▶ **Data lines**:
• • • •
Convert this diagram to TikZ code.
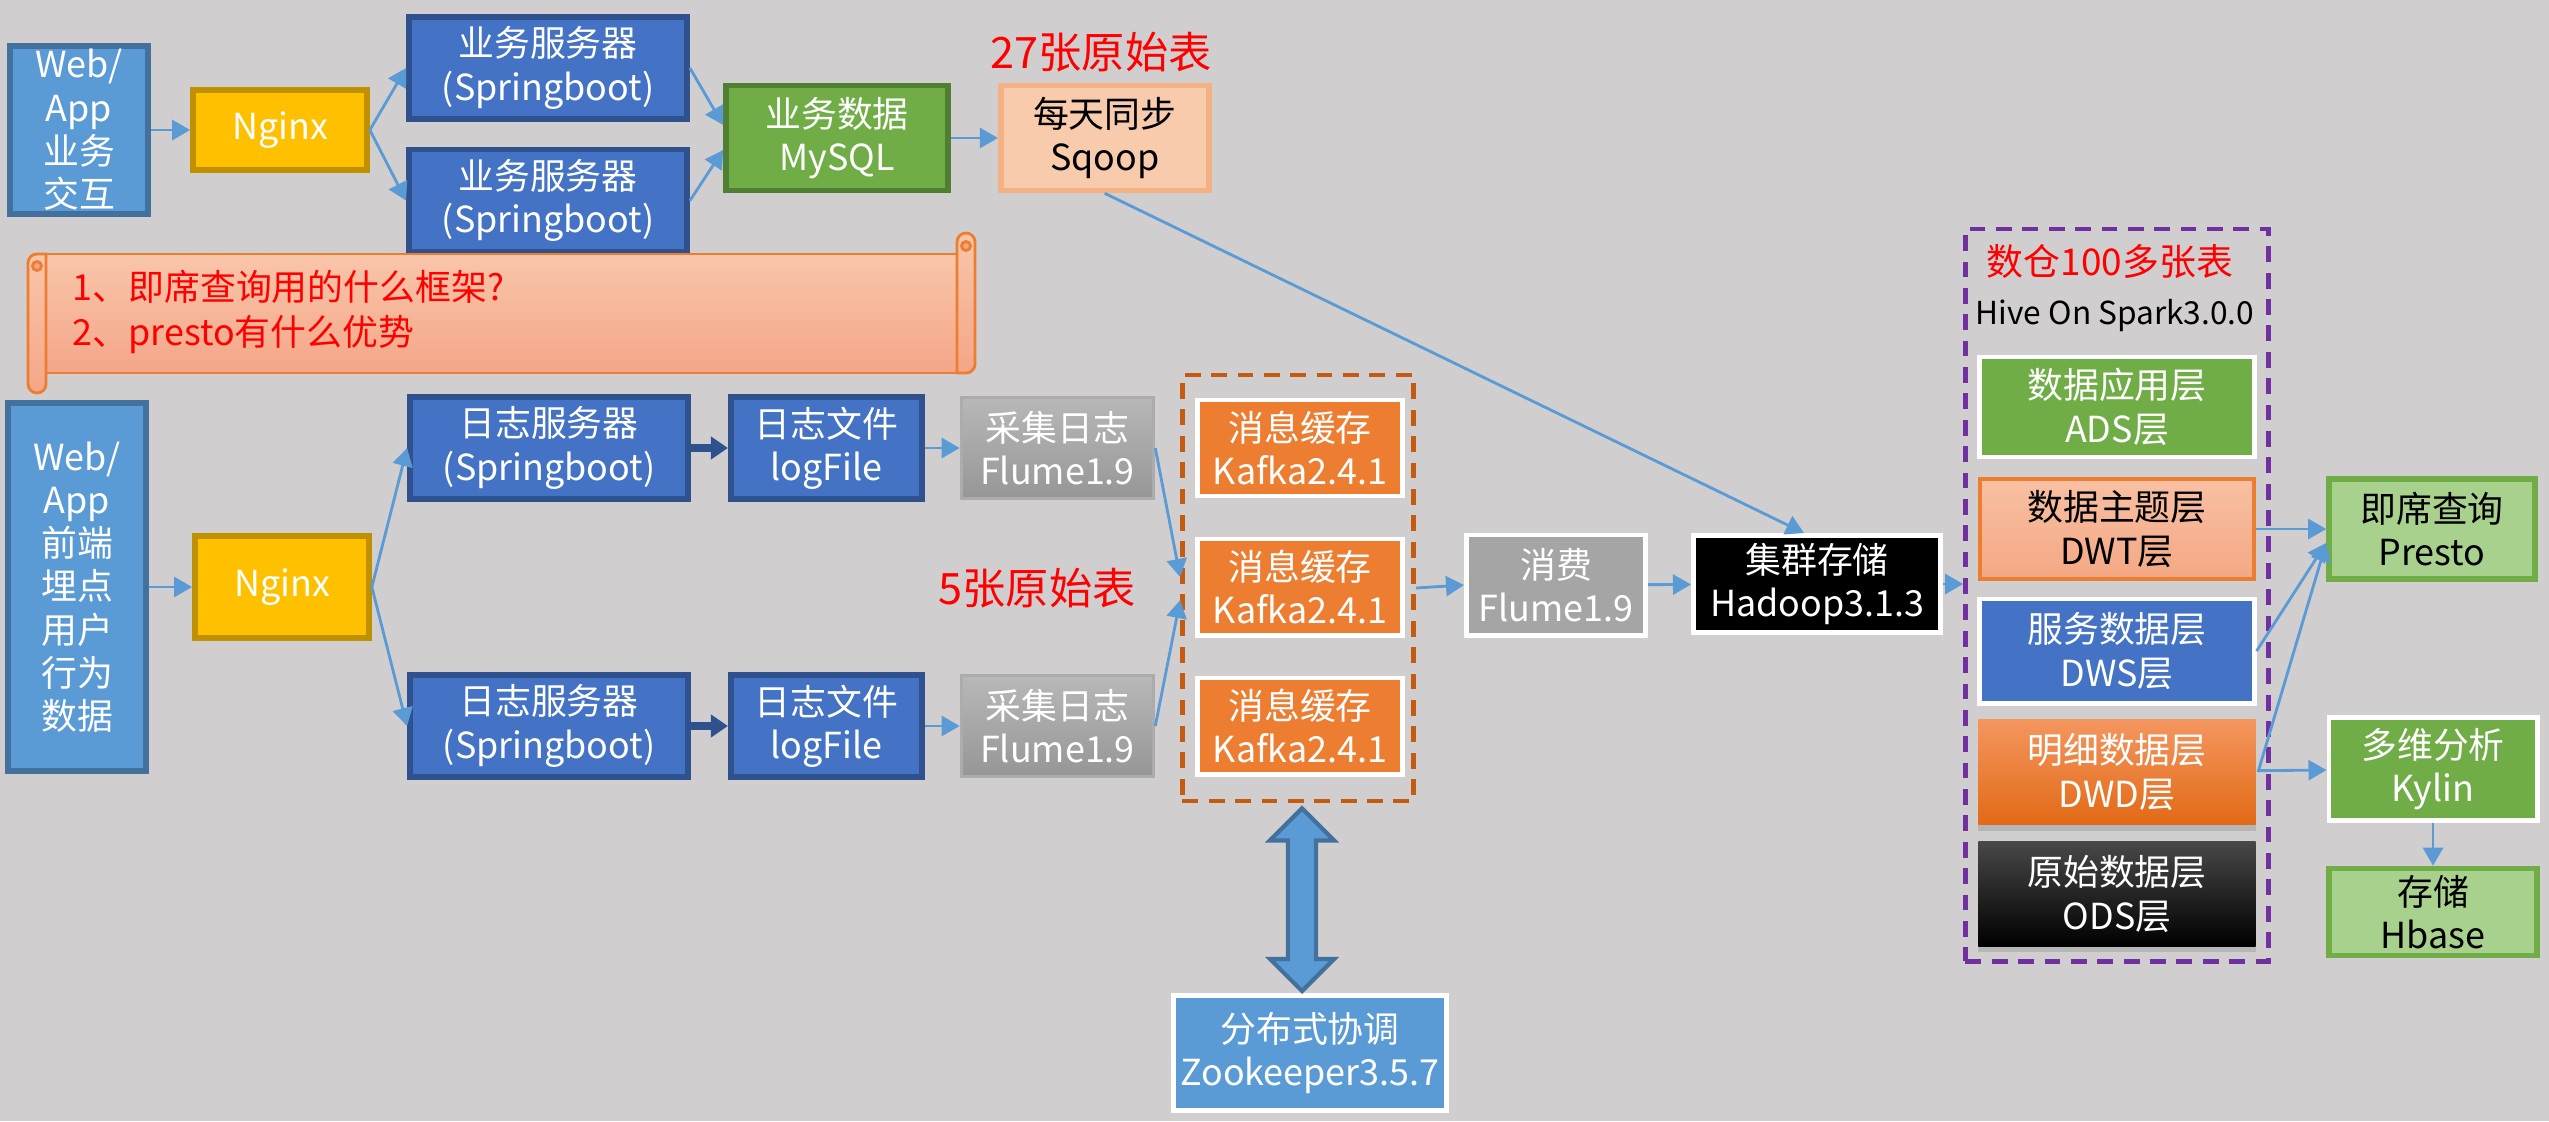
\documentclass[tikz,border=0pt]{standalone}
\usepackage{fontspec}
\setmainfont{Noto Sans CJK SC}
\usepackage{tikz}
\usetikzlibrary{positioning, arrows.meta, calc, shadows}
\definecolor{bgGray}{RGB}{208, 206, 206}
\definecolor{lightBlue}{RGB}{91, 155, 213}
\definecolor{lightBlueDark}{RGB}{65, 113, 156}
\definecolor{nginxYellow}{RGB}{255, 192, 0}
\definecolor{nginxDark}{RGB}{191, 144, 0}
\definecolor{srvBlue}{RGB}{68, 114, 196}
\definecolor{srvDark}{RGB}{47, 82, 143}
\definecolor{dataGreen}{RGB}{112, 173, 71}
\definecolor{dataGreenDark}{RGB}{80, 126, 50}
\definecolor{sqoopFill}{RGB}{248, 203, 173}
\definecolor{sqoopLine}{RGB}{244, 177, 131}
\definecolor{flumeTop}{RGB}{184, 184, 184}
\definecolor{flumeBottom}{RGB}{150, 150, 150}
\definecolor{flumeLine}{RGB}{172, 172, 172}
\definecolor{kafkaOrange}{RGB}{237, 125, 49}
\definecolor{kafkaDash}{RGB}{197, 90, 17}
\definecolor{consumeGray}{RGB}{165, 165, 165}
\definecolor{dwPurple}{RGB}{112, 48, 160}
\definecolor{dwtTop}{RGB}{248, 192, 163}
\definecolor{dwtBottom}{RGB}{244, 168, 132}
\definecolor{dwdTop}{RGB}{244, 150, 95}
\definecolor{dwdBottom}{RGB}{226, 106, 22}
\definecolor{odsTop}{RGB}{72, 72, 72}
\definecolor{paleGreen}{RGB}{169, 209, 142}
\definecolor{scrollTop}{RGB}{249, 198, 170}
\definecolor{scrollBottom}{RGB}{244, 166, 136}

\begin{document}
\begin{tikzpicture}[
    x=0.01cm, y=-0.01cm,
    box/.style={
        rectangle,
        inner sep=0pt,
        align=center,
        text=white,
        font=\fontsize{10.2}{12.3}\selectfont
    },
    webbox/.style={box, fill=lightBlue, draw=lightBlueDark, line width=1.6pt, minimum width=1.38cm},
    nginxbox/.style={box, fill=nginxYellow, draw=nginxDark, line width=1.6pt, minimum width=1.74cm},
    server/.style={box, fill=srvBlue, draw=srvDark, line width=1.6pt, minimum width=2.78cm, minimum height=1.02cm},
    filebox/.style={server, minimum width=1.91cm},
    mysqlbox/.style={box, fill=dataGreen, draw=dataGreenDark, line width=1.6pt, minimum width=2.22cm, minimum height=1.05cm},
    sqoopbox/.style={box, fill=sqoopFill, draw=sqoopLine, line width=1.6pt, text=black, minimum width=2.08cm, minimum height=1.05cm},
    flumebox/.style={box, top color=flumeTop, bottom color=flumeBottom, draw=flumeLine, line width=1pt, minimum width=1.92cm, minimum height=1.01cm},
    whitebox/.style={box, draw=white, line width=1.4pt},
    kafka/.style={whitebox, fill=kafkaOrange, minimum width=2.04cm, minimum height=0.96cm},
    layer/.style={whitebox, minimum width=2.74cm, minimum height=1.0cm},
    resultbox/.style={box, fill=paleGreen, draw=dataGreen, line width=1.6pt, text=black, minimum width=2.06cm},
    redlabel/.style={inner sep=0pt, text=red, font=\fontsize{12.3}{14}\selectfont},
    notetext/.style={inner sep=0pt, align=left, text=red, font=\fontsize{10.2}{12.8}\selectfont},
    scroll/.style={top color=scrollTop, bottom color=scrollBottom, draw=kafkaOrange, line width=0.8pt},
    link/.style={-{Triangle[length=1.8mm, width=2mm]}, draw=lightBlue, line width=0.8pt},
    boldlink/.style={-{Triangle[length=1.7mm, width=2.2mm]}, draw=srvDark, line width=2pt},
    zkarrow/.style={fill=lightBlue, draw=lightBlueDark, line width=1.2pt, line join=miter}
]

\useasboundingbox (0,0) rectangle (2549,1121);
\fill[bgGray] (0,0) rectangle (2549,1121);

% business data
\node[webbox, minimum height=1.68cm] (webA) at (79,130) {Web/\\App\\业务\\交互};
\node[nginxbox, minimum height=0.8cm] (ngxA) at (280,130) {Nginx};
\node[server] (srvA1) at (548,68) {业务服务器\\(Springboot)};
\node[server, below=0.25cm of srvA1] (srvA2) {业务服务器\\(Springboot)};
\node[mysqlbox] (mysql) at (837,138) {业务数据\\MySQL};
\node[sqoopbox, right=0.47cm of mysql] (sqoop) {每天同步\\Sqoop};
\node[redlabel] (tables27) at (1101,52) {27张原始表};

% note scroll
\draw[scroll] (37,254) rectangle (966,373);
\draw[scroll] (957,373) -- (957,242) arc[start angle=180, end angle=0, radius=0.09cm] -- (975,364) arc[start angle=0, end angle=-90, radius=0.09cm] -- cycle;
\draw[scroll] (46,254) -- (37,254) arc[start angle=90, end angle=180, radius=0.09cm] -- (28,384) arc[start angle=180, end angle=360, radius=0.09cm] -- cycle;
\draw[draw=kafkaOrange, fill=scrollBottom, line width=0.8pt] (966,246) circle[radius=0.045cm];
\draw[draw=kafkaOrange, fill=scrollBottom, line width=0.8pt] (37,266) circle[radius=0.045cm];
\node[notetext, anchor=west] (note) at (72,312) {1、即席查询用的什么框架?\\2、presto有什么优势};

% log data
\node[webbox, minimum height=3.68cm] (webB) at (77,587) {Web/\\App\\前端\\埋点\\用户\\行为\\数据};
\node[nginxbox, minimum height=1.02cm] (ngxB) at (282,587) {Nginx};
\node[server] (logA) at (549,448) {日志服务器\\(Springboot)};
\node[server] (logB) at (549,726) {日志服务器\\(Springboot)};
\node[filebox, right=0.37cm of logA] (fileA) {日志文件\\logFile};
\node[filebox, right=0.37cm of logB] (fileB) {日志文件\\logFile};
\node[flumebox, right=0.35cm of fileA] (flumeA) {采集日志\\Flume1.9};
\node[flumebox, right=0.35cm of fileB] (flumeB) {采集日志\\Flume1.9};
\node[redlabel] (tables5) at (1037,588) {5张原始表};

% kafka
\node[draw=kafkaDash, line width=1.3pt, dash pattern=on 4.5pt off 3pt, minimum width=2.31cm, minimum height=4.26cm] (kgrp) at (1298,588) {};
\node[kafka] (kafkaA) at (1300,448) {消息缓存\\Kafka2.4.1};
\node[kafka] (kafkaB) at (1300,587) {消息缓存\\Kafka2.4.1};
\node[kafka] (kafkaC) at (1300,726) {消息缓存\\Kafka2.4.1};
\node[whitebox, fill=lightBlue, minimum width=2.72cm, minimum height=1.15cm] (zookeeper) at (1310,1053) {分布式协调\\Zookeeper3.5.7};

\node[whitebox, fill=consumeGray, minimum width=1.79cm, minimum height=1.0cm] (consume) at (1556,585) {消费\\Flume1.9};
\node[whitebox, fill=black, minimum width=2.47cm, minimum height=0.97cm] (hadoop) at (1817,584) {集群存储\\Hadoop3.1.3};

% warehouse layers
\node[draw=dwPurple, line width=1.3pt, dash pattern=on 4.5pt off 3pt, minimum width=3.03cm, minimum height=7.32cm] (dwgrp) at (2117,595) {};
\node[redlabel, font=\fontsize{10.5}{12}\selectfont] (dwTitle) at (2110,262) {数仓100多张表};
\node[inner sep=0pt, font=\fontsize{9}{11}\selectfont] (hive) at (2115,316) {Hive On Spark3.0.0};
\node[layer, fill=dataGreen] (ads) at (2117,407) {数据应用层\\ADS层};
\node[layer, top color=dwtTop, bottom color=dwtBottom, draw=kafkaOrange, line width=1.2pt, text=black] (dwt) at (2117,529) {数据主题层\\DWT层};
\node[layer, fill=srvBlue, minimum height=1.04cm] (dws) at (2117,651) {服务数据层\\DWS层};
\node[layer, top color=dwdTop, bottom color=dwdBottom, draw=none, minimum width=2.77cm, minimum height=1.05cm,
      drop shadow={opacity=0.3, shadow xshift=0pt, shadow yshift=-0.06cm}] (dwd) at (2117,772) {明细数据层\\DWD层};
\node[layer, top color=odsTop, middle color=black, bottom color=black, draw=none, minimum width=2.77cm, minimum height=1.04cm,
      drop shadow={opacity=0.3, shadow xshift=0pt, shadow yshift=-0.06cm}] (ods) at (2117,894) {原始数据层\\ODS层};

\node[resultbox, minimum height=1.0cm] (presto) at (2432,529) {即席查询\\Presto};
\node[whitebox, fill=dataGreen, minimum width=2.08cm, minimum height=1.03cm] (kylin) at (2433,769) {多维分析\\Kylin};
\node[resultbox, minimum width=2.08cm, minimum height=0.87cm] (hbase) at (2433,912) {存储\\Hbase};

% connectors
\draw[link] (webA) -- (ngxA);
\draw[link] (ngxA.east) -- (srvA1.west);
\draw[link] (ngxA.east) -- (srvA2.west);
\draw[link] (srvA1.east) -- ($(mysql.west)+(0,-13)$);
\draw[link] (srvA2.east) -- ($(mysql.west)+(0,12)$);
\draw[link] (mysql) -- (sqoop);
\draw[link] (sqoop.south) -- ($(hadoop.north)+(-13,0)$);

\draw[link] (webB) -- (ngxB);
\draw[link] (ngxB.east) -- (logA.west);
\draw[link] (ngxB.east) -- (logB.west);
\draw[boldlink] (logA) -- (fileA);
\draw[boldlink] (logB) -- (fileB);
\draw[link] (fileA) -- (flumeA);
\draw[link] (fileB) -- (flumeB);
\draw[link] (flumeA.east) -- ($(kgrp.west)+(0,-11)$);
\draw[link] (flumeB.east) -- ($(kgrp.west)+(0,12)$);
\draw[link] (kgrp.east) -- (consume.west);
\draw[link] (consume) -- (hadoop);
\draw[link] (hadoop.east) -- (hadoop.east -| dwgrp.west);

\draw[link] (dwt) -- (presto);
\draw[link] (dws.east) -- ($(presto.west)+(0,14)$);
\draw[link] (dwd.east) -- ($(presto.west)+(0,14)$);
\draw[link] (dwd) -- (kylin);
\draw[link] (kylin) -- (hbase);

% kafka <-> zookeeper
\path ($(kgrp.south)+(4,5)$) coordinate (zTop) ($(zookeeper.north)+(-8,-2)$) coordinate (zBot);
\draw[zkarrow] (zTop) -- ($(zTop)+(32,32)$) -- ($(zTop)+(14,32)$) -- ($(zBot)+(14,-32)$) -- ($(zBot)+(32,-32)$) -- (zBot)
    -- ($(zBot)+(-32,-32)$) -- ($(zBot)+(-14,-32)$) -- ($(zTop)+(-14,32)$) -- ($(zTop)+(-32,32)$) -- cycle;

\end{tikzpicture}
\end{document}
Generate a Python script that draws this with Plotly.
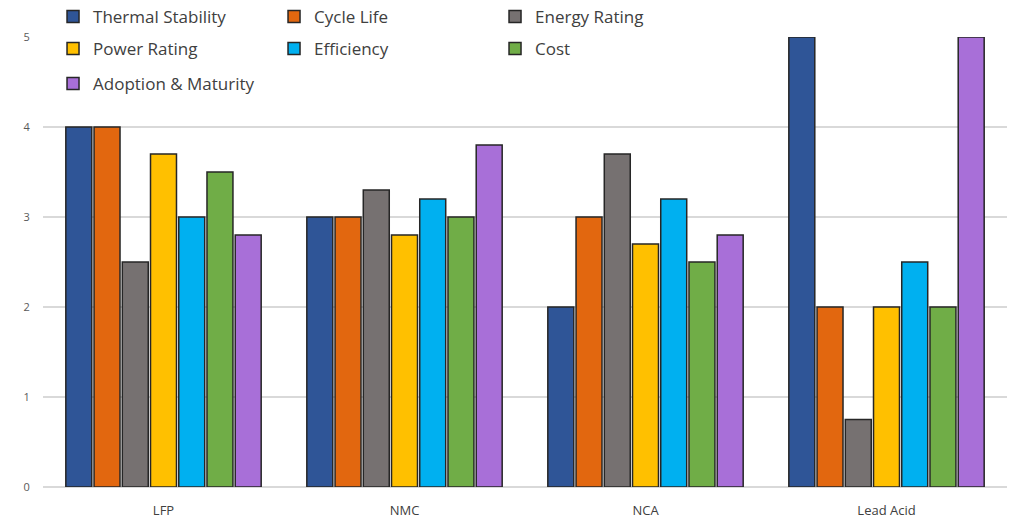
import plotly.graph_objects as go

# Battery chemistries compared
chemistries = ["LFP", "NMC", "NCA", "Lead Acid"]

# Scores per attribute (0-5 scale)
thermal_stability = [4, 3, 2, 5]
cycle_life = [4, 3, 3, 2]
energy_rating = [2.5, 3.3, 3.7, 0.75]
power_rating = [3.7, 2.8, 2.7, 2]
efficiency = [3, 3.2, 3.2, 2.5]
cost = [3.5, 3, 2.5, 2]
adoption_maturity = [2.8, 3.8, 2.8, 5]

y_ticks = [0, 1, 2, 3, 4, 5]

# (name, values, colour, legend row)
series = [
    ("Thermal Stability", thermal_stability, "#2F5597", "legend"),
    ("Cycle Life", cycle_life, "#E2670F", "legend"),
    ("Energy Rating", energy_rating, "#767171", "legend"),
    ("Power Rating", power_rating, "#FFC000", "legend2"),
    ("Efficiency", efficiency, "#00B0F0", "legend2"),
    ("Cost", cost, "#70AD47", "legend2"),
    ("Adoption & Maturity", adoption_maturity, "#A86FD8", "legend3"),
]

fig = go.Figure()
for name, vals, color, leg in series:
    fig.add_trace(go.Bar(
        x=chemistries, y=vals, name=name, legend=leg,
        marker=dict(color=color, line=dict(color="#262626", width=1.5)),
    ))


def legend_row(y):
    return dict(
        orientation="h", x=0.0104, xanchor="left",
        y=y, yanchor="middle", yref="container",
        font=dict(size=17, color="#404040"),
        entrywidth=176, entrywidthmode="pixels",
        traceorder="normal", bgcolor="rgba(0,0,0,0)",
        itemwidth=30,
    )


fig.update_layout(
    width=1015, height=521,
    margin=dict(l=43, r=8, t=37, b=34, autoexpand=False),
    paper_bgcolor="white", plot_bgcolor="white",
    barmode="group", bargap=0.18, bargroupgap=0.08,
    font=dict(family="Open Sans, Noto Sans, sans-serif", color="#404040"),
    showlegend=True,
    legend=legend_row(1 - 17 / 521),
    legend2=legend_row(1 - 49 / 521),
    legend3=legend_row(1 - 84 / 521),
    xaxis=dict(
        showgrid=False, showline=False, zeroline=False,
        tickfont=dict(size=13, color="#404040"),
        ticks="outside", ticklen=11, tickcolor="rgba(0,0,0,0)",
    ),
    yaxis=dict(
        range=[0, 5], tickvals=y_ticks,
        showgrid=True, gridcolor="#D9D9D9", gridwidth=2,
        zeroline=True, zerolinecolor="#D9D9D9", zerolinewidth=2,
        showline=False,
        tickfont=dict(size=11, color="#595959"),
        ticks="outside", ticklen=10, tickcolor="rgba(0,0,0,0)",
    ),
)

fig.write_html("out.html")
• • • •
▶ **What you need to do**: Begin with the line that contains "Generate a Python", end with the line that contains "y_ticks = [0, 1, 2, 3, 4, 5]", and set down every line in that range exactly as it stands, minus the pictures.

▶ **Complete answer**:
Generate a Python script that draws this with Plotly.
import plotly.graph_objects as go

# Battery chemistries compared
chemistries = ["LFP", "NMC", "NCA", "Lead Acid"]

# Scores per attribute (0-5 scale)
thermal_stability = [4, 3, 2, 5]
cycle_life = [4, 3, 3, 2]
energy_rating = [2.5, 3.3, 3.7, 0.75]
power_rating = [3.7, 2.8, 2.7, 2]
efficiency = [3, 3.2, 3.2, 2.5]
cost = [3.5, 3, 2.5, 2]
adoption_maturity = [2.8, 3.8, 2.8, 5]

y_ticks = [0, 1, 2, 3, 4, 5]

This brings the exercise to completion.